Liquidität sei für das Institut nie ein Thema gewesen. Doch CEO Christian Sewing war die Kennziffer wichtig: Mit ihr habe die Deutsche Bank "eine solide Grundlage, um durch die jüngsten Turbulenzen zu navigieren", wie er bei der Vorstellung der Quartalszahlen vor Analysten sagte. "Wir haben einmal mehr unsere Resilienz bewiesen."

Bankenaufsicht der EZB stellte Fragen

Ein Banksprecher sagte, das Institut arbeite aktiv auf ein konservatives Liquiditätsprofil hin.
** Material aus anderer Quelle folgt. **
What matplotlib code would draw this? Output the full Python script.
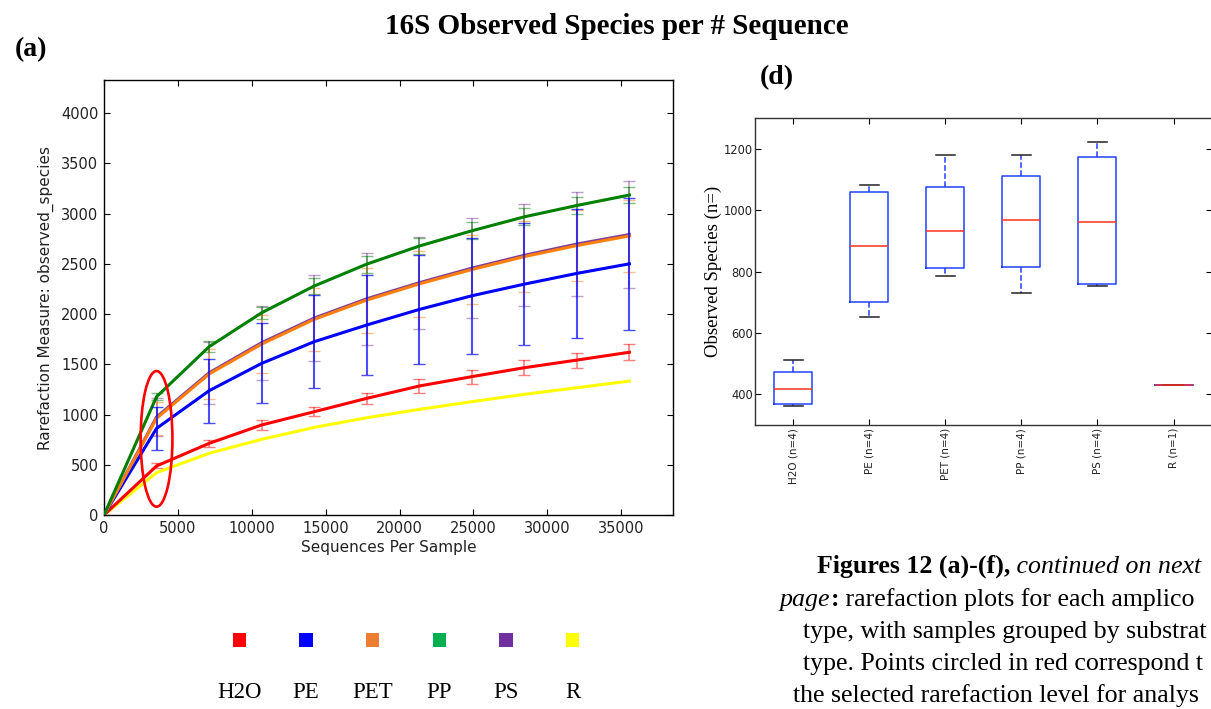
import matplotlib
matplotlib.use("Agg")
import matplotlib.pyplot as plt
from matplotlib.patches import Ellipse
import numpy as np

# ---------------- data: (a) rarefaction curves ----------------
depths = [0, 3555, 7110, 10665, 14220, 17775, 21330, 24885, 28440, 31995, 35550]

h2o    = [0, 488, 713, 896, 1028, 1161, 1284, 1377, 1466, 1542, 1620]
h2o_sd = [0, 25, 35, 45, 45, 55, 65, 70, 75, 75, 80]
pe     = [0, 862, 1237, 1509, 1725, 1891, 2046, 2182, 2298, 2405, 2500]
pe_sd  = [0, 215, 318, 398, 465, 498, 544, 580, 606, 641, 656]
pet    = [0, 962, 1403, 1701, 1947, 2139, 2300, 2443, 2572, 2682, 2778]
pet_sd = [0, 166, 252, 291, 315, 323, 332, 343, 353, 352, 357]
pp     = [0, 1177, 1675, 2013, 2279, 2497, 2677, 2829, 2968, 3081, 3185]
pp_sd  = [0, 35, 55, 60, 80, 85, 83, 85, 85, 80, 80]
ps     = [0, 975, 1415, 1715, 1960, 2152, 2312, 2457, 2585, 2697, 2792]
ps_sd  = [0, 190, 310, 370, 430, 460, 456, 498, 506, 522, 528]
r      = [0, 421, 614, 753, 872, 968, 1051, 1128, 1201, 1267, 1333]

# legend
legend_names  = ["H2O", "PE", "PET", "PP", "PS", "R"]
legend_colors = ["#FF0000", "#0000FF", "#ED7D31", "#00B050", "#7030A0", "#FFFF00"]

# ---------------- data: (d) box plot ----------------
box_labels = ["H2O (n=4)", "PE (n=4)", "PET (n=4)", "PP (n=4)", "PS (n=4)", "R (n=1)"]
whislo = [362, 653, 786, 729, 754, 429]
q1     = [368, 700, 813, 816, 761, 429]
med    = [416, 884, 933, 969, 961, 429]
q3     = [474, 1061, 1077, 1113, 1175, 429]
whishi = [511, 1084, 1179, 1181, 1222, 429]

# selected rarefaction level (circled)
selected_depth = depths[1]
selected_center = 758

W, H = 1211, 709
fig = plt.figure(figsize=(W / 100, H / 100), dpi=100)

def px_rect(l, t, r_, b):
    return [l / W, 1 - b / H, (r_ - l) / W, (b - t) / H]

SERIF = "Liberation Serif"
TICKCOL = "#222222"

# ---------------- panel (a) ----------------
ax = fig.add_axes(px_rect(104, 80, 673, 515))
series = [
    ("R", r, None, "#FFFF00"),
    ("H2O", h2o, h2o_sd, "#FF0000"),
    ("PE", pe, pe_sd, "#0000FF"),
    ("PS", ps, ps_sd, "#7F3F98"),
    ("PET", pet, pet_sd, "#FF7F0E"),
    ("PP", pp, pp_sd, "#008000"),
]
for name, vals, sd, col in series:
    ax.plot(depths, vals, color=col, lw=2.2, zorder=3)
for name, vals, sd, col in series:
    if sd is None:
        continue
    if name == "PE":
        z, a, lw = 4, 0.7, 1.5
    else:
        z, a, lw = 2.5, 0.5, 1.2
    ax.errorbar(depths[1:], vals[1:], yerr=sd[1:], fmt="none", ecolor=col,
                elinewidth=lw, capsize=4, capthick=1, alpha=a, zorder=z)

ell = Ellipse((selected_depth, selected_center), width=2150, height=1350,
              fill=False, edgecolor="#FF0000", lw=1.9, zorder=6)
ax.add_patch(ell)

ax.set_xlim(0, 38500)
ax.set_ylim(0, 4330)
ax.set_xticks(np.arange(0, 35001, 5000))
ax.set_yticks(np.arange(0, 4001, 500))
ax.tick_params(direction="in", top=True, right=True, length=4, width=0.8,
               labelsize=10.5, labelcolor=TICKCOL, pad=4)
for s in ax.spines.values():
    s.set_linewidth(1.0)
ax.set_xlabel("Sequences Per Sample", fontsize=11, color=TICKCOL, labelpad=3)
ax.set_ylabel("Rarefaction Measure: observed_species", fontsize=11, color=TICKCOL, labelpad=5)

# ---------------- legend (squares above labels) ----------------
lax = fig.add_axes(px_rect(206, 625, 606, 705))
xpos = np.arange(len(legend_names))
lax.scatter(xpos, np.ones(len(xpos)), marker="s", s=90, c=legend_colors, linewidths=0)
for xp, nm in zip(xpos, legend_names):
    lax.text(xp, -0.05, nm, ha="center", va="center", fontsize=16.5, family=SERIF)
lax.set_xlim(-0.5, len(legend_names) - 0.5)
lax.set_ylim(-0.3, 1.3)
lax.axis("off")

# ---------------- panel (d) ----------------
bx = fig.add_axes(px_rect(755, 118.3, 1211.6, 425))
stats = []
for i in range(len(box_labels)):
    stats.append(dict(whislo=whislo[i], q1=q1[i], med=med[i], q3=q3[i],
                      whishi=whishi[i], fliers=[], label=box_labels[i]))
bx.bxp(stats, positions=np.arange(1, len(box_labels) + 1), widths=0.5,
       showfliers=False,
       boxprops=dict(color="#2040FF", lw=1.1),
       whiskerprops=dict(color="#2040FF", lw=1.1, ls="--"),
       capprops=dict(color="#222222", lw=1.1),
       medianprops=dict(color="#FF3020", lw=1.1))
bx.set_xlim(0.5, len(box_labels) + 0.5)
bx.set_ylim(300, 1300)
bx.set_yticks([400, 600, 800, 1000, 1200])
bx.set_xticklabels(box_labels, rotation=90)
bx.tick_params(direction="in", top=True, right=True, length=4, width=0.8,
               labelsize=7.5, labelcolor=TICKCOL, pad=2)
bx.tick_params(axis="y", labelsize=8.3, pad=1.5)
for s in bx.spines.values():
    s.set_linewidth(1.0)
    s.set_color("#333333")
bx.set_ylabel("Observed Species (n=)", fontsize=13.5, family=SERIF, labelpad=1)

# ---------------- titles / panel labels ----------------
fig.text(617 / W, 1 - 26 / H, "16S Observed Species per # Sequence", ha="center", va="center",
         fontsize=21, fontweight="bold", family=SERIF)
fig.text(15 / W, 1 - 50 / H, "(a)", ha="left", va="center", fontsize=20,
         fontweight="bold", family=SERIF)
fig.text(760 / W, 1 - 78 / H, "(d)", ha="left", va="center", fontsize=20,
         fontweight="bold", family=SERIF)

# ---------------- caption (as visible; cut by the page edge) ----------------
caption = [
    (817, 573, [("Figures 12 (a)-(f),", "bold", "normal"), (" continued on next", "normal", "italic")]),
    (780, 606, [("page", "normal", "italic"), (":", "bold", "normal"),
                (" rarefaction plots for each amplico", "normal", "normal")]),
    (803, 638, [("type, with samples grouped by substrat", "normal", "normal")]),
    (803, 670, [("type. Points circled in red correspond t", "normal", "normal")]),
    (793, 702, [("the selected rarefaction level for analys", "normal", "normal")]),
]
renderer = fig.canvas.get_renderer()
for x0, yb, pieces in caption:
    xcur = x0
    for txt, wt, st in pieces:
        t = fig.text(xcur / W, 1 - yb / H, txt, ha="left", va="baseline", fontsize=18.6,
                     family=SERIF, fontweight=wt, fontstyle=st)
        bb = t.get_window_extent(renderer=renderer)
        xcur += bb.width

fig.savefig("out.png", dpi=100)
Die 143 Prozent bedeuteten einen Liquiditätspuffer von 63 Milliarden Euro. "Das spiegelt eine umsichtige Steuerung in einem unsicheren Marktumfeld wider."

Die Geschäfte - obwohl sie unter Banken nicht unüblich sind - hätten aber die EZB-Aufseher auf den Plan gerufen, sagten die Insider. Sie hätten die Deutsche Bank im Rahmen von Routinekontakte dazu befragt. Ein ECB-Sprecher lehnte einen Kommentar ab.
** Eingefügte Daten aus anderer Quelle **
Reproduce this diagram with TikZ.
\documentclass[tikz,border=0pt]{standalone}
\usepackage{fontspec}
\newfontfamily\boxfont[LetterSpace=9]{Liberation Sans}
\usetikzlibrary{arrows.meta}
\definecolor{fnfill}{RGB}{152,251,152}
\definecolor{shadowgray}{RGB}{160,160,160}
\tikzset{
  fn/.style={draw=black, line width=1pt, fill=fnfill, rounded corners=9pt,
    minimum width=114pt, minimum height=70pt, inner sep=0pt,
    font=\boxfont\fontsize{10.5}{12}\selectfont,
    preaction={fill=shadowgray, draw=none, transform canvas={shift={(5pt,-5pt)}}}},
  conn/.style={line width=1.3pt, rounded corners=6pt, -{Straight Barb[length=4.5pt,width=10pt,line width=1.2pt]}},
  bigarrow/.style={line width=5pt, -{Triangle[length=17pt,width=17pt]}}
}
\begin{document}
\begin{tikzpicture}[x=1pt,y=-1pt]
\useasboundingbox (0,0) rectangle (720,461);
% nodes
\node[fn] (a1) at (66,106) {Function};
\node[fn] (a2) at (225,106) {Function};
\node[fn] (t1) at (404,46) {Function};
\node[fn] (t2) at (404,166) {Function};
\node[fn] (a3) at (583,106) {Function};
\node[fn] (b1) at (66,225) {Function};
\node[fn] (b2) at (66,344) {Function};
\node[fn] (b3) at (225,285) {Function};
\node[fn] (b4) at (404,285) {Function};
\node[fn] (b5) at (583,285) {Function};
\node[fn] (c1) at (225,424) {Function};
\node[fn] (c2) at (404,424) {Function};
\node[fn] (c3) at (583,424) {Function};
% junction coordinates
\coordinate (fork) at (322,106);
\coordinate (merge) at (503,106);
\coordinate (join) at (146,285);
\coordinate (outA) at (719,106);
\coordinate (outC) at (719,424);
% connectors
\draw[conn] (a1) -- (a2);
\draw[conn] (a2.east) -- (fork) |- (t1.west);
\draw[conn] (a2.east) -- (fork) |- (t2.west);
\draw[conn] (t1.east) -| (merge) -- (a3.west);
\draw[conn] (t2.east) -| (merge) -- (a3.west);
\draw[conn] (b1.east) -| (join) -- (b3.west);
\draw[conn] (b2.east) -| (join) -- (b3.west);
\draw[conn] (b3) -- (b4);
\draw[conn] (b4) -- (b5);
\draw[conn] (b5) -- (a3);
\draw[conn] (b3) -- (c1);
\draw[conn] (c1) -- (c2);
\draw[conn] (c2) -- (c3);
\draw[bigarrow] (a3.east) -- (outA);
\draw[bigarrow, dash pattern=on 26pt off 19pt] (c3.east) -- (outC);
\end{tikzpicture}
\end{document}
"Als Aufseher wäre ich besorgt, wenn das am Ende des Quartals gemacht würde, um besser auszusehen", sagte Thorsten Beck, Professor an der Universität Florence School of Banking and Finance und Mitglied des wissenschaftlichen Beraterteams für den Europäischen Ausschuss für Systemrisiken. "Ich würde das prüfen".

Die jüngste Krise hat ohnehin Zweifel daran geschürt, wie aussagekräftig die LCR ist. Die Credit Suisse hatte weniger als eine Woche vor ihrer Not-Übernahme durch den Rivalen UBS noch eine LCR von 150 Prozent gemeldet. Im Online-Zeitalter haben Kunden viel schneller die Möglichkeit, ihr Geld abzuziehen als früher, als sie sich in Schlangen vor den Filialen einreihen mussten. Über soziale Medien lösen Gerüchte zudem viel schneller Massenbewegungen aus.

Kundeneinlagen seien nicht mehr so stabil wie man früher gedacht habe, sagte der Präsident der deutschen Finanzaufsicht BaFin, Mark Branson, im Mai. "Vertrauen kann nicht in Zahlen ausgedrückt werden", sagt Bankenprofessor Hans-Peter Burghof von der Universität Hohenheim. Über den Nutzen solcher Liquiditätsmaße werde seit Jahrzehnten debattiert.

"Wenn ich ein Regulierer wäre, würde ich es hassen", so Burghof mit Blick auf die Praxis von Banken, ihre LCR durch Swaps und andere Geschäfte in die Höhe zu treiben. Marco Troiano, der sich für die Ratingagentur Scope mit der Branche beschäftigt, hält die LCR aus einem weiteren Grund für wenig hilfreich: Meistens werde sie zusammen mit den übrigen Quartalszahlen veröffentlicht - mit einem Monat Verspätung.